Parlare di una rivoluzione in atto sarebbe prematuro. Il livello dell’ambizione dovrà trovare conferma nella capacità di porre a disposizione risorse finanziarie importanti e - cosa ancor più decisiva - di essere in grado di elaborare nel tempo una strategia comune.
Fra i paesi Brics permangono molte differenze, di struttura economica e di visione politica, che potrebbero creare tensioni in grado di porre nel nulla gli entusiasmi di Fortaleza. Ciò detto, resta il fatto incontrovertibile che le decisioni prese hanno aperto una diversa prospettiva nella gestione degli equilibri finanziari globali, in nome del mutato rapporto fra le grandezze economiche rispettive, anche se (non ancora) delle rispettive capacità di azione politica a livello globale.
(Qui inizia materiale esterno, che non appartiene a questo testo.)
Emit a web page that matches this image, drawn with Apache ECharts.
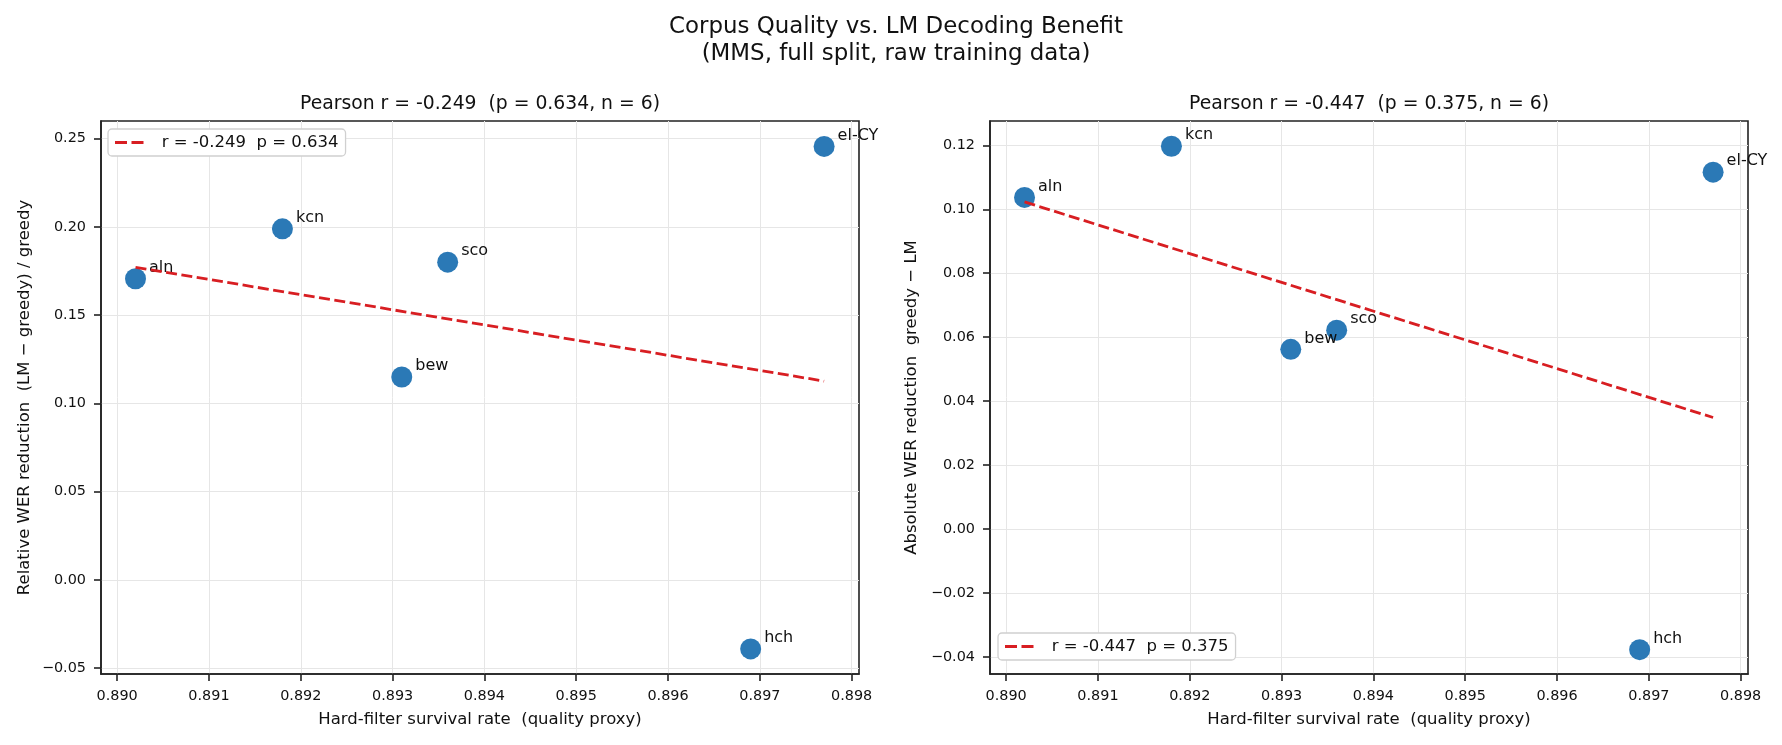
<!DOCTYPE html>
<html>
<head>
<meta charset="utf-8">
<title>Corpus Quality vs. LM Decoding Benefit</title>
<script src="https://cdn.jsdelivr.net/npm/echarts@6/dist/echarts.min.js"></script>
<style>
  html, body { margin: 0; padding: 0; background: #fff; }
  #chart { width: 1782px; height: 745px; }
</style>
</head>
<body>
<div id="chart"></div>
<script>
// values
const langs = ["aln", "kcn", "bew", "sco", "hch", "el-CY"]
const survival = [0.8902, 0.8918, 0.8931, 0.8936, 0.8969, 0.8977]
const relReduction = [0.1706, 0.1989, 0.1149, 0.1800, -0.0392, 0.2456]
const absReduction = [0.1037, 0.1197, 0.0562, 0.0622, -0.0377, 0.1116]

// fitted line end points
const fitX = [0.8902, 0.8977]
const relFit = [0.1771, 0.1126]
const absFit = [0.1023, 0.0349]

const xTicks = [0.890, 0.891, 0.892, 0.893, 0.894, 0.895, 0.896, 0.897, 0.898]
const relTicks = [-0.05, 0, 0.05, 0.10, 0.15, 0.20, 0.25]
const absTicks = [-0.04, -0.02, 0, 0.02, 0.04, 0.06, 0.08, 0.10, 0.12]

const relTitle = "Pearson r = -0.249  (p = 0.634, n = 6)"
const absTitle = "Pearson r = -0.447  (p = 0.375, n = 6)"
const relLegend = "r = -0.249  p = 0.634"
const absLegend = "r = -0.447  p = 0.375"

const FONT = "DejaVu Sans"
const INK = "#111"
const SPINE = "#222"
const BLUE = "#2b79b6"
const RED = "#d81e22"
// two dashes, like the matplotlib legend handle
const DASH_ICON = "path://M0,0h12v3h-12z M16.5,0h12v3h-12z"

const grids = [
  { left: 101, top: 121, width: 758, height: 553 },
  { left: 990, top: 121, width: 758, height: 553 },
]

function fmtY(v) {
  return v.toFixed(2).replace("-", "\u2212")
}

function xAxisFor(i) {
  return {
    type: "value",
    gridIndex: i,
    min: 0.889824,
    max: 0.89808,
    name: "Hard-filter survival rate  (quality proxy)",
    nameLocation: "middle",
    nameGap: 37,
    nameTextStyle: { fontFamily: FONT, fontSize: 16.5, color: INK },
    axisLine: { show: true, onZero: false, lineStyle: { color: SPINE, width: 1.6 } },
    axisTick: { show: true, length: 7, customValues: xTicks, lineStyle: { color: SPINE, width: 1.6 } },
    axisLabel: {
      customValues: xTicks,
      margin: 15,
      fontFamily: FONT,
      fontSize: 14.4,
      color: INK,
      formatter: (v) => v.toFixed(3),
    },
    splitLine: { show: true, lineStyle: { color: "#e6e6e6", width: 1 } },
  }
}

function yAxisFor(i, min, max, ticks, name, gap) {
  return {
    type: "value",
    gridIndex: i,
    min: min,
    max: max,
    name: name,
    nameLocation: "middle",
    nameGap: gap,
    nameTextStyle: { fontFamily: FONT, fontSize: 16.5, color: INK },
    axisLine: { show: true, onZero: false, lineStyle: { color: SPINE, width: 1.6 } },
    axisTick: { show: true, length: 7, customValues: ticks, lineStyle: { color: SPINE, width: 1.6 } },
    axisLabel: {
      customValues: ticks,
      margin: 15,
      fontFamily: FONT,
      fontSize: 14.4,
      color: INK,
      formatter: fmtY,
    },
    splitLine: { show: true, lineStyle: { color: "#e6e6e6", width: 1 } },
  }
}

function points(ys) {
  return langs.map((name, k) => ({ name: name, value: [survival[k], ys[k]] }))
}

function scatterSeries(i, ys) {
  return {
    type: "scatter",
    xAxisIndex: i,
    yAxisIndex: i,
    data: points(ys),
    symbolSize: 21,
    itemStyle: { color: BLUE, opacity: 1 },
    label: {
      show: true,
      formatter: "{b}",
      position: "right",
      distance: 3,
      offset: [0, -11],
      fontFamily: FONT,
      fontSize: 16,
      color: INK,
    },
    emphasis: { disabled: true },
    z: 2,
  }
}

function fitSeries(i, name, ys) {
  return {
    name: name,
    type: "line",
    xAxisIndex: i,
    yAxisIndex: i,
    data: fitX.map((x, k) => [x, ys[k]]),
    symbol: "none",
    showSymbol: false,
    lineStyle: { color: RED, width: 2.8, type: [11, 4.5] },
    itemStyle: { color: RED },
    emphasis: { disabled: true },
    z: 3,
  }
}

function legendFor(name, left, top) {
  return {
    data: [{ name: name, icon: DASH_ICON }],
    left: left,
    top: top,
    orient: "vertical",
    selectedMode: false,
    backgroundColor: "#fff",
    borderColor: "#d0d0d0",
    borderWidth: 1.3,
    borderRadius: 4,
    padding: [5, 7, 5, 7],
    itemWidth: 29,
    itemHeight: 3,
    itemStyle: { color: RED },
    textStyle: { fontFamily: FONT, fontSize: 16.5, color: INK, padding: [0, 0, 0, 13] },
  }
}

const chart = echarts.init(document.getElementById("chart"), null, { renderer: "canvas" })

const option = {
  backgroundColor: "#fff",
  animation: false,
  title: [
    {
      text: "Corpus Quality vs. LM Decoding Benefit\n(MMS, full split, raw training data)",
      left: 896,
      top: 13.5,
      padding: 0,
      textAlign: "center",
      textStyle: { fontFamily: FONT, fontSize: 22.9, fontWeight: "normal", color: INK, lineHeight: 27 },
    },
    {
      text: relTitle,
      left: 480,
      top: 95,
      padding: 0,
      textAlign: "center",
      textStyle: { fontFamily: FONT, fontSize: 18.8, fontWeight: "normal", color: INK },
    },
    {
      text: absTitle,
      left: 1369,
      top: 95,
      padding: 0,
      textAlign: "center",
      textStyle: { fontFamily: FONT, fontSize: 18.8, fontWeight: "normal", color: INK },
    },
  ],
  legend: [legendFor(relLegend, 108, 129), legendFor(absLegend, 998, 633)],
  grid: grids.map((g) => Object.assign({ show: true, borderColor: SPINE, borderWidth: 1.6, backgroundColor: "transparent" }, g)),
  xAxis: [xAxisFor(0), xAxisFor(1)],
  yAxis: [
    yAxisFor(0, -0.0534, 0.26, relTicks, "Relative WER reduction  (LM \u2212 greedy) / greedy", 68),
    yAxisFor(1, -0.0453, 0.1276, absTicks, "Absolute WER reduction  greedy \u2212 LM", 70),
  ],
  series: [
    scatterSeries(0, relReduction),
    fitSeries(0, relLegend, relFit),
    scatterSeries(1, absReduction),
    fitSeries(1, absLegend, absFit),
  ],
}

chart.setOption(option)
</script>
</body>
</html>
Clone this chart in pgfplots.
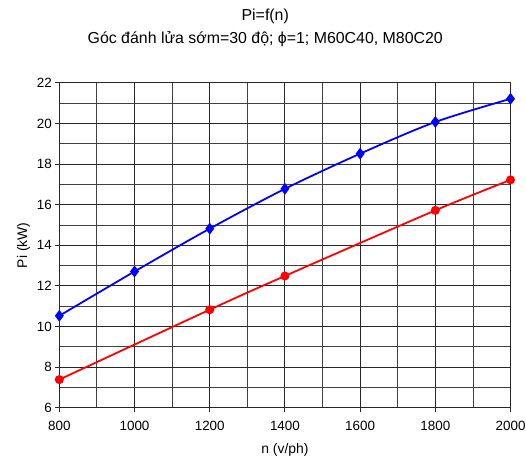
\documentclass[border=0pt]{standalone}
\usepackage{pgfplots}
\pgfplotsset{compat=1.18}
\usepackage{fontspec}
\setmainfont{Liberation Sans}
\begin{document}
\begin{tikzpicture}
% fixed page frame around the plot area
\useasboundingbox (-59.5bp,-54bp) rectangle (468bp,409bp);
\begin{axis}[
  scale only axis,
  width=452.5bp, height=326bp,
  xmin=800, xmax=2000, ymin=6, ymax=22,
  xtick={800,1000,...,2000}, minor xtick={900,1100,...,1900},
  ytick={6,8,...,22}, minor ytick={7,9,...,21},
  grid=both,
  major grid style={black!85, line width=0.9pt},
  minor grid style={black!75, line width=0.9pt},
  axis line style={black!85, line width=0.9pt},
  tick align=outside, major tick length=4bp, minor tick length=0pt,
  tick style={black!85, line width=0.9pt},
  xtick pos=bottom, ytick pos=left,
  /pgf/number format/assume math mode=true,
  /pgf/number format/set thousands separator={},
  tick label style={font=\fontsize{13.5}{16}\selectfont},
  xticklabel style={yshift=-6bp},
  xlabel={n (v/ph)}, ylabel={Pi (kW)},
  label style={font=\fontsize{14}{16}\selectfont},
  xlabel style={yshift=-6bp},
  ylabel style={yshift=0bp},
]
% M60C40
\addplot[blue, line width=1.8pt, smooth, mark=diamond*, mark size=4.5bp,
  mark options={solid, fill=blue}]
  coordinates {(800,10.53) (1000,12.71) (1200,14.82) (1400,16.78)
               (1600,18.51) (1800,20.07) (2000,21.21)};
% M80C20
\addplot[red, line width=1.8pt, smooth, mark=*, mark size=3.6bp,
  mark options={solid, fill=red}]
  coordinates {(800,7.39) (1200,10.83) (1400,12.49) (1800,15.72) (2000,17.22)};
\end{axis}
\node[font=\fontsize{16}{18}\selectfont] at (206.5bp,393bp) {Pi=f(n)};
\node[font=\fontsize{16}{18}\selectfont] at (206.5bp,370bp) {Góc đánh lửa sớm=30 độ; ϕ=1; M60C40, M80C20};
\end{tikzpicture}
\end{document}
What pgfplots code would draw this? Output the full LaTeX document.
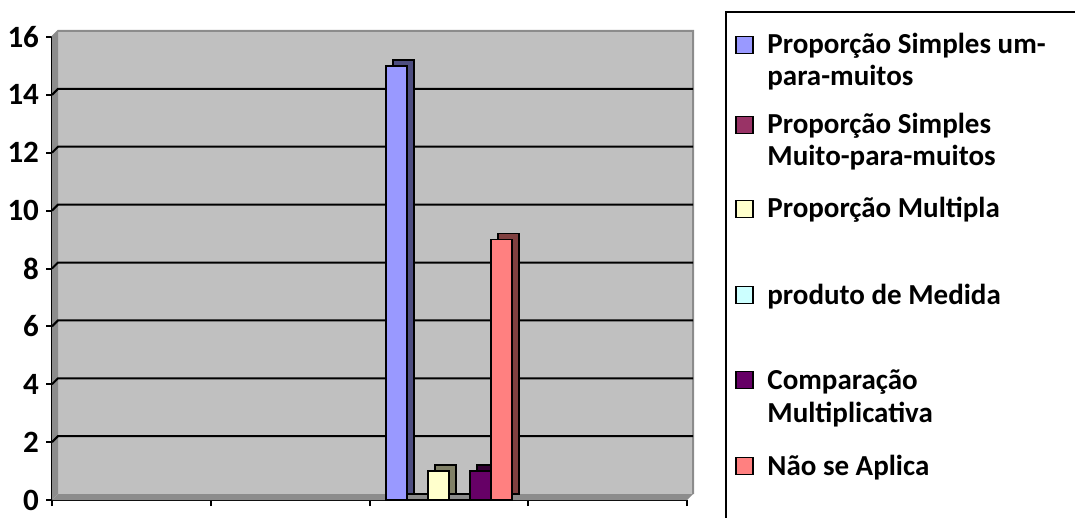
\documentclass[border=0pt]{standalone}
\usepackage{pgfplots}
\pgfplotsset{compat=1.18}
\usepackage{fontspec}
\setmainfont{Carlito}
\definecolor{wall}{HTML}{C0C0C0}
\definecolor{edge}{HTML}{8C8C8C}
\definecolor{cA}{HTML}{9999FF}\definecolor{sA}{HTML}{4D4D80}
\definecolor{cB}{HTML}{993366}\definecolor{sB}{HTML}{4D1A33}
\definecolor{cC}{HTML}{FFFFCC}\definecolor{sC}{HTML}{808066}
\definecolor{cD}{HTML}{CCFFFF}\definecolor{sD}{HTML}{668080}
\definecolor{cE}{HTML}{660066}\definecolor{sE}{HTML}{330033}
\definecolor{cF}{HTML}{FF8080}\definecolor{sF}{HTML}{804040}
\begin{document}
\begin{tikzpicture}[x=1pt,y=1pt]
\useasboundingbox (0,0) rectangle (537.5,-259);
\begin{axis}[
  at={(26pt,-250pt)}, anchor=south west,
  scale only axis, width=317.5pt, height=231.5pt,
  xmin=0, xmax=4, ymin=0, ymax=16,
  xtick={0,1,2,3,4}, xticklabels={},
  ytick={0,2,...,16},
  axis lines*=left,
  tick align=outside, major tick length=3pt,
  axis line style={line width=1pt, black},
  tick style={line width=1pt, black},
  ticklabel style={font=\bfseries\fontsize{15.5}{17}\selectfont},
  /pgf/number format/assume math mode=true,
  clip=false,
  ybar, bar width=10.5pt,
]
% back wall, floor and side wall
\fill[wall] ([shift={(3pt,3pt)}]rel axis cs:0,0) rectangle ([shift={(3pt,3pt)}]rel axis cs:1,1);
\fill[edge] (rel axis cs:0,0) -- (rel axis cs:1,0) -- ([shift={(3pt,3pt)}]rel axis cs:1,0) -- ([shift={(3pt,3pt)}]rel axis cs:0,0) -- cycle;
\fill[edge] (rel axis cs:0,0) -- (rel axis cs:0,1) -- ([shift={(3pt,3pt)}]rel axis cs:0,1) -- ([shift={(3pt,3pt)}]rel axis cs:0,0) -- cycle;
\draw[edge, line width=1pt] (rel axis cs:0,1) -- ([shift={(3pt,3pt)}]rel axis cs:0,1) -- ([shift={(3pt,3pt)}]rel axis cs:1,1) -- ([shift={(3pt,3pt)}]rel axis cs:1,0);
\pgfplotsinvokeforeach{2,4,6,8,10,12,14}{
  \draw[black, line width=1pt] (axis cs:0,#1) -- ([shift={(3pt,3pt)}]axis cs:0,#1) -- ([shift={(3pt,3pt)}]axis cs:4,#1);
}
% bars (side/top then front)
\addplot[fill=sA, draw=black, line width=0.8pt, bar shift=-22.75pt, yshift=3pt] coordinates {(2.5,15)};
\addplot[fill=cA, draw=black, line width=0.8pt, bar shift=-26.25pt] coordinates {(2.5,15)};
\addplot[fill=sB, draw=black, line width=0.8pt, bar shift=-12.25pt, yshift=3pt] coordinates {(2.5,0)};
\addplot[fill=cB, draw=black, line width=0.8pt, bar shift=-15.75pt] coordinates {(2.5,0)};
\addplot[fill=sC, draw=black, line width=0.8pt, bar shift=-1.75pt, yshift=3pt] coordinates {(2.5,1)};
\addplot[fill=cC, draw=black, line width=0.8pt, bar shift=-5.25pt] coordinates {(2.5,1)};
\addplot[fill=sD, draw=black, line width=0.8pt, bar shift=8.75pt, yshift=3pt] coordinates {(2.5,0)};
\addplot[fill=cD, draw=black, line width=0.8pt, bar shift=5.25pt] coordinates {(2.5,0)};
\addplot[fill=sE, draw=black, line width=0.8pt, bar shift=19.25pt, yshift=3pt] coordinates {(2.5,1)};
\addplot[fill=cE, draw=black, line width=0.8pt, bar shift=15.75pt] coordinates {(2.5,1)};
\addplot[fill=sF, draw=black, line width=0.8pt, bar shift=29.75pt, yshift=3pt] coordinates {(2.5,9)};
\addplot[fill=cF, draw=black, line width=0.8pt, bar shift=26.25pt] coordinates {(2.5,9)};
\end{axis}
% legend
\draw[line width=1pt] (545,-6) -- (363,-6) -- (363,-265);
\begin{scope}[every node/.style={anchor=base west, inner sep=0pt, font=\bfseries\fontsize{14.5}{16}\selectfont}]
\draw[fill=cA, line width=0.8pt] (368,-18.25) rectangle (376.5,-26.75);
\node at (383.5,-27) {Proporção Simples um-};
\node at (383.5,-43) {para-muitos};
\draw[fill=cB, line width=0.8pt] (368,-58.25) rectangle (376.5,-66.75);
\node at (383.5,-67) {Proporção Simples};
\node at (383.5,-83) {Muito-para-muitos};
\draw[fill=cC, line width=0.8pt] (368,-100.25) rectangle (376.5,-108.75);
\node at (383.5,-109) {Proporção Multipla};
\draw[fill=cD, line width=0.8pt] (368,-143.25) rectangle (376.5,-151.75);
\node at (383.5,-152) {produto de Medida};
\draw[fill=cE, line width=0.8pt] (368,-185.75) rectangle (376.5,-194.25);
\node at (383.5,-194.5) {Comparação};
\node at (383.5,-211) {Multiplicativa};
\draw[fill=cF, line width=0.8pt] (368,-228.75) rectangle (376.5,-237.25);
\node at (383.5,-237.5) {Não se Aplica};
\end{scope}
\end{tikzpicture}
\end{document}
È uno scenario su cui da tempo si discetta a livello teorico e che ora si presenta come una realtà concreta: si tratta di un dato che non dovrebbe essere percepito tanto come una minaccia, quanto come una opportunità per fare - ciascuno per la sua parte - i propri “compiti a casa” prima che diventi troppo tardi per dedicarvisi con la necessaria ponderazione.
Nel frattempo - come ha dichiarato il Presidente del National Security Advisory Board indiano, l’ambasciatore Shyam Saran, “il sesto Vertice del Brics in Brasile ha segnato il passaggio da un gruppo unito da preoccupazioni condivise, ad un gruppo legato da comuni interessi”.
Antonio Armellini, Ambasciatore d’Italia, è commissario dell’Istituto italiano per l'Africa e l'Oriente (IsIAO).